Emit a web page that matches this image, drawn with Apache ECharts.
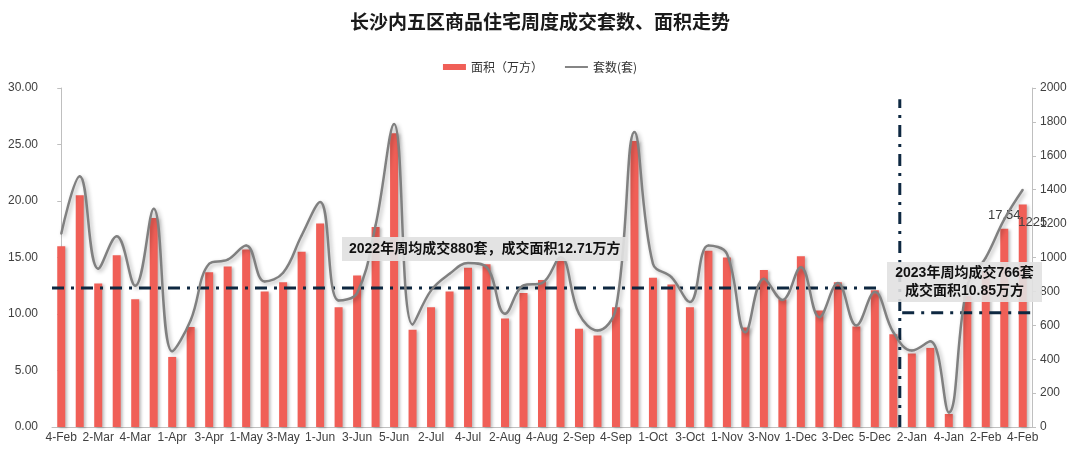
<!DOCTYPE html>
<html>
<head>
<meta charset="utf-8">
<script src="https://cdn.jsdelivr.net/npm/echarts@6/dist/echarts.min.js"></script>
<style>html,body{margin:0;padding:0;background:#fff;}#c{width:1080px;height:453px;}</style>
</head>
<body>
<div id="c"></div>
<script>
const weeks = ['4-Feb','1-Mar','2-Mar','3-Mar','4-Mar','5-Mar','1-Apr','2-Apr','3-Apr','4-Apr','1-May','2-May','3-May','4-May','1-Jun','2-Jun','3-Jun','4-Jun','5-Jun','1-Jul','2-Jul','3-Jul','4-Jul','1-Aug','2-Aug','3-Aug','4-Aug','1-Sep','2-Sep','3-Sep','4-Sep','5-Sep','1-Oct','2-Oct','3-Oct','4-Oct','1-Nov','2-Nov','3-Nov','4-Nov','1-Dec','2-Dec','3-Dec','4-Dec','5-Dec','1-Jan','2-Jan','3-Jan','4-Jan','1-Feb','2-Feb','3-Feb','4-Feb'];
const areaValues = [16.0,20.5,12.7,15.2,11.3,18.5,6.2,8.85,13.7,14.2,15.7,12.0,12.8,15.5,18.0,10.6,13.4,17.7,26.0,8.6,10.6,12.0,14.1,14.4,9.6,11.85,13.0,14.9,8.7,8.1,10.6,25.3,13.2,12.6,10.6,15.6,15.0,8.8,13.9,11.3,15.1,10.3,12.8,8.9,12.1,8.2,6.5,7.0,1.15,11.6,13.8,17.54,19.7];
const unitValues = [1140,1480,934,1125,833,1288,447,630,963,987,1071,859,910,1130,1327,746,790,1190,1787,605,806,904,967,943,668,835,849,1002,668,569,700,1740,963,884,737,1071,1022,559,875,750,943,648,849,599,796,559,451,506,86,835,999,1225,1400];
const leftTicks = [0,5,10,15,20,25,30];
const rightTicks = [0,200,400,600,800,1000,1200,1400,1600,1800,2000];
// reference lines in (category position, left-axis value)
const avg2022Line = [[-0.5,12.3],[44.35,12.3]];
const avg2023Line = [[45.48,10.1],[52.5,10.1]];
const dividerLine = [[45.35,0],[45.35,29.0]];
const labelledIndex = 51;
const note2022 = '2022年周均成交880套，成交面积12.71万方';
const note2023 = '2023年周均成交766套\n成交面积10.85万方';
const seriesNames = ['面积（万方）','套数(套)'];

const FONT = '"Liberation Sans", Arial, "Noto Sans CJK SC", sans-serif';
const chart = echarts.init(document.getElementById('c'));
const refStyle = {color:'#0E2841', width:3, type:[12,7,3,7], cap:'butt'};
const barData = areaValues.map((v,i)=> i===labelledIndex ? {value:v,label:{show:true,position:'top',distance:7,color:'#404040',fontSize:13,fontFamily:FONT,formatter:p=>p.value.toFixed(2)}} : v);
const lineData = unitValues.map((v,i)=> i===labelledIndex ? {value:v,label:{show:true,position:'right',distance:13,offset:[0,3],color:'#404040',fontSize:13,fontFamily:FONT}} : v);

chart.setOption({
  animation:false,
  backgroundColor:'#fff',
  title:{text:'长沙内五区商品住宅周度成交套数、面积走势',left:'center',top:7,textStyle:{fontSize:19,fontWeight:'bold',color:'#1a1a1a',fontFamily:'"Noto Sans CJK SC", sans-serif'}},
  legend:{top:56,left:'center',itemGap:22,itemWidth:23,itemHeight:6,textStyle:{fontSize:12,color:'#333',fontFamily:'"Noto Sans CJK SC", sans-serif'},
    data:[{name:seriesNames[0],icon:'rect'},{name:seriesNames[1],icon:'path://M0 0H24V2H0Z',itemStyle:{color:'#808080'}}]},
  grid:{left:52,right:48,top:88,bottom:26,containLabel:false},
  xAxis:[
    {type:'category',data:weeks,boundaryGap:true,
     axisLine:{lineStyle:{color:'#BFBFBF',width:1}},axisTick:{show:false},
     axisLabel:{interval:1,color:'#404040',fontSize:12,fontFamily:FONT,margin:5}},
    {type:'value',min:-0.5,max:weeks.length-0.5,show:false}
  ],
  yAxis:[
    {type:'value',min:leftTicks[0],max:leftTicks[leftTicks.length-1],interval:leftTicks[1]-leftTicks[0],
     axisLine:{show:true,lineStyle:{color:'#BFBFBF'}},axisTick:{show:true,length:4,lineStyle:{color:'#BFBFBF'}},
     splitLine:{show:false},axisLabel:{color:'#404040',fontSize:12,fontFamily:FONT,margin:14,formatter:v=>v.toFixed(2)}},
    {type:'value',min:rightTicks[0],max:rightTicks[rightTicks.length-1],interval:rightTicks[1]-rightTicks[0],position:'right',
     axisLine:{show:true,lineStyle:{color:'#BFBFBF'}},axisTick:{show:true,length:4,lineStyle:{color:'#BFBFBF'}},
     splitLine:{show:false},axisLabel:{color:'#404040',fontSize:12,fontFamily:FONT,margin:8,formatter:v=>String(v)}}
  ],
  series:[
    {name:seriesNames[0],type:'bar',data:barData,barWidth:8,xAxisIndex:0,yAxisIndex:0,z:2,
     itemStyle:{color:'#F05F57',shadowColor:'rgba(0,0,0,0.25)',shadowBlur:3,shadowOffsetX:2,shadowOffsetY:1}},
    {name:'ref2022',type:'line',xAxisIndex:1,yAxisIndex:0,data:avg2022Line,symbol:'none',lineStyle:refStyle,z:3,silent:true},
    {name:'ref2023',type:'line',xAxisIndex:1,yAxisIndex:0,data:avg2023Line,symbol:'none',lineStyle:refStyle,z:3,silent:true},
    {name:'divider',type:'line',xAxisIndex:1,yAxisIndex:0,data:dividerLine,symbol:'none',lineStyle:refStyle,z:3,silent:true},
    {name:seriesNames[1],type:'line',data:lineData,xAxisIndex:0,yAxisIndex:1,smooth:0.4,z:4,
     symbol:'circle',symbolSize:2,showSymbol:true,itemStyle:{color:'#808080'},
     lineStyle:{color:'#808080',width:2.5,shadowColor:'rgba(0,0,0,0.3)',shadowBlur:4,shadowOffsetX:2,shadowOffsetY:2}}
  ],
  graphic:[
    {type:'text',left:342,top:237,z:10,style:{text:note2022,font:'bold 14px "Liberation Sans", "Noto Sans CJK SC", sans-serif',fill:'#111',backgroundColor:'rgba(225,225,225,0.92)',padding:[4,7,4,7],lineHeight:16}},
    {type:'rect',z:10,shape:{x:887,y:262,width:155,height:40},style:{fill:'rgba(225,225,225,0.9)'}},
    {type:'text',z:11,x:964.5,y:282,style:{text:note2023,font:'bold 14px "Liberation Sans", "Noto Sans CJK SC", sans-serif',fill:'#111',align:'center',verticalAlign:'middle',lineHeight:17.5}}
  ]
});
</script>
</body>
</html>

EXERCISE: Transcribe the material exactly, keeping every word and none of the pictures.

FINAL RESULT:
Emit a web page that matches this image, drawn with Apache ECharts.
<!DOCTYPE html>
<html>
<head>
<meta charset="utf-8">
<script src="https://cdn.jsdelivr.net/npm/echarts@6/dist/echarts.min.js"></script>
<style>html,body{margin:0;padding:0;background:#fff;}#c{width:1080px;height:453px;}</style>
</head>
<body>
<div id="c"></div>
<script>
const weeks = ['4-Feb','1-Mar','2-Mar','3-Mar','4-Mar','5-Mar','1-Apr','2-Apr','3-Apr','4-Apr','1-May','2-May','3-May','4-May','1-Jun','2-Jun','3-Jun','4-Jun','5-Jun','1-Jul','2-Jul','3-Jul','4-Jul','1-Aug','2-Aug','3-Aug','4-Aug','1-Sep','2-Sep','3-Sep','4-Sep','5-Sep','1-Oct','2-Oct','3-Oct','4-Oct','1-Nov','2-Nov','3-Nov','4-Nov','1-Dec','2-Dec','3-Dec','4-Dec','5-Dec','1-Jan','2-Jan','3-Jan','4-Jan','1-Feb','2-Feb','3-Feb','4-Feb'];
const areaValues = [16.0,20.5,12.7,15.2,11.3,18.5,6.2,8.85,13.7,14.2,15.7,12.0,12.8,15.5,18.0,10.6,13.4,17.7,26.0,8.6,10.6,12.0,14.1,14.4,9.6,11.85,13.0,14.9,8.7,8.1,10.6,25.3,13.2,12.6,10.6,15.6,15.0,8.8,13.9,11.3,15.1,10.3,12.8,8.9,12.1,8.2,6.5,7.0,1.15,11.6,13.8,17.54,19.7];
const unitValues = [1140,1480,934,1125,833,1288,447,630,963,987,1071,859,910,1130,1327,746,790,1190,1787,605,806,904,967,943,668,835,849,1002,668,569,700,1740,963,884,737,1071,1022,559,875,750,943,648,849,599,796,559,451,506,86,835,999,1225,1400];
const leftTicks = [0,5,10,15,20,25,30];
const rightTicks = [0,200,400,600,800,1000,1200,1400,1600,1800,2000];
// reference lines in (category position, left-axis value)
const avg2022Line = [[-0.5,12.3],[44.35,12.3]];
const avg2023Line = [[45.48,10.1],[52.5,10.1]];
const dividerLine = [[45.35,0],[45.35,29.0]];
const labelledIndex = 51;
const note2022 = '2022年周均成交880套，成交面积12.71万方';
const note2023 = '2023年周均成交766套\n成交面积10.85万方';
const seriesNames = ['面积（万方）','套数(套)'];

const FONT = '"Liberation Sans", Arial, "Noto Sans CJK SC", sans-serif';
const chart = echarts.init(document.getElementById('c'));
const refStyle = {color:'#0E2841', width:3, type:[12,7,3,7], cap:'butt'};
const barData = areaValues.map((v,i)=> i===labelledIndex ? {value:v,label:{show:true,position:'top',distance:7,color:'#404040',fontSize:13,fontFamily:FONT,formatter:p=>p.value.toFixed(2)}} : v);
const lineData = unitValues.map((v,i)=> i===labelledIndex ? {value:v,label:{show:true,position:'right',distance:13,offset:[0,3],color:'#404040',fontSize:13,fontFamily:FONT}} : v);

chart.setOption({
  animation:false,
  backgroundColor:'#fff',
  title:{text:'长沙内五区商品住宅周度成交套数、面积走势',left:'center',top:7,textStyle:{fontSize:19,fontWeight:'bold',color:'#1a1a1a',fontFamily:'"Noto Sans CJK SC", sans-serif'}},
  legend:{top:56,left:'center',itemGap:22,itemWidth:23,itemHeight:6,textStyle:{fontSize:12,color:'#333',fontFamily:'"Noto Sans CJK SC", sans-serif'},
    data:[{name:seriesNames[0],icon:'rect'},{name:seriesNames[1],icon:'path://M0 0H24V2H0Z',itemStyle:{color:'#808080'}}]},
  grid:{left:52,right:48,top:88,bottom:26,containLabel:false},
  xAxis:[
    {type:'category',data:weeks,boundaryGap:true,
     axisLine:{lineStyle:{color:'#BFBFBF',width:1}},axisTick:{show:false},
     axisLabel:{interval:1,color:'#404040',fontSize:12,fontFamily:FONT,margin:5}},
    {type:'value',min:-0.5,max:weeks.length-0.5,show:false}
  ],
  yAxis:[
    {type:'value',min:leftTicks[0],max:leftTicks[leftTicks.length-1],interval:leftTicks[1]-leftTicks[0],
     axisLine:{show:true,lineStyle:{color:'#BFBFBF'}},axisTick:{show:true,length:4,lineStyle:{color:'#BFBFBF'}},
     splitLine:{show:false},axisLabel:{color:'#404040',fontSize:12,fontFamily:FONT,margin:14,formatter:v=>v.toFixed(2)}},
    {type:'value',min:rightTicks[0],max:rightTicks[rightTicks.length-1],interval:rightTicks[1]-rightTicks[0],position:'right',
     axisLine:{show:true,lineStyle:{color:'#BFBFBF'}},axisTick:{show:true,length:4,lineStyle:{color:'#BFBFBF'}},
     splitLine:{show:false},axisLabel:{color:'#404040',fontSize:12,fontFamily:FONT,margin:8,formatter:v=>String(v)}}
  ],
  series:[
    {name:seriesNames[0],type:'bar',data:barData,barWidth:8,xAxisIndex:0,yAxisIndex:0,z:2,
     itemStyle:{color:'#F05F57',shadowColor:'rgba(0,0,0,0.25)',shadowBlur:3,shadowOffsetX:2,shadowOffsetY:1}},
    {name:'ref2022',type:'line',xAxisIndex:1,yAxisIndex:0,data:avg2022Line,symbol:'none',lineStyle:refStyle,z:3,silent:true},
    {name:'ref2023',type:'line',xAxisIndex:1,yAxisIndex:0,data:avg2023Line,symbol:'none',lineStyle:refStyle,z:3,silent:true},
    {name:'divider',type:'line',xAxisIndex:1,yAxisIndex:0,data:dividerLine,symbol:'none',lineStyle:refStyle,z:3,silent:true},
    {name:seriesNames[1],type:'line',data:lineData,xAxisIndex:0,yAxisIndex:1,smooth:0.4,z:4,
     symbol:'circle',symbolSize:2,showSymbol:true,itemStyle:{color:'#808080'},
     lineStyle:{color:'#808080',width:2.5,shadowColor:'rgba(0,0,0,0.3)',shadowBlur:4,shadowOffsetX:2,shadowOffsetY:2}}
  ],
  graphic:[
    {type:'text',left:342,top:237,z:10,style:{text:note2022,font:'bold 14px "Liberation Sans", "Noto Sans CJK SC", sans-serif',fill:'#111',backgroundColor:'rgba(225,225,225,0.92)',padding:[4,7,4,7],lineHeight:16}},
    {type:'rect',z:10,shape:{x:887,y:262,width:155,height:40},style:{fill:'rgba(225,225,225,0.9)'}},
    {type:'text',z:11,x:964.5,y:282,style:{text:note2023,font:'bold 14px "Liberation Sans", "Noto Sans CJK SC", sans-serif',fill:'#111',align:'center',verticalAlign:'middle',lineHeight:17.5}}
  ]
});
</script>
</body>
</html>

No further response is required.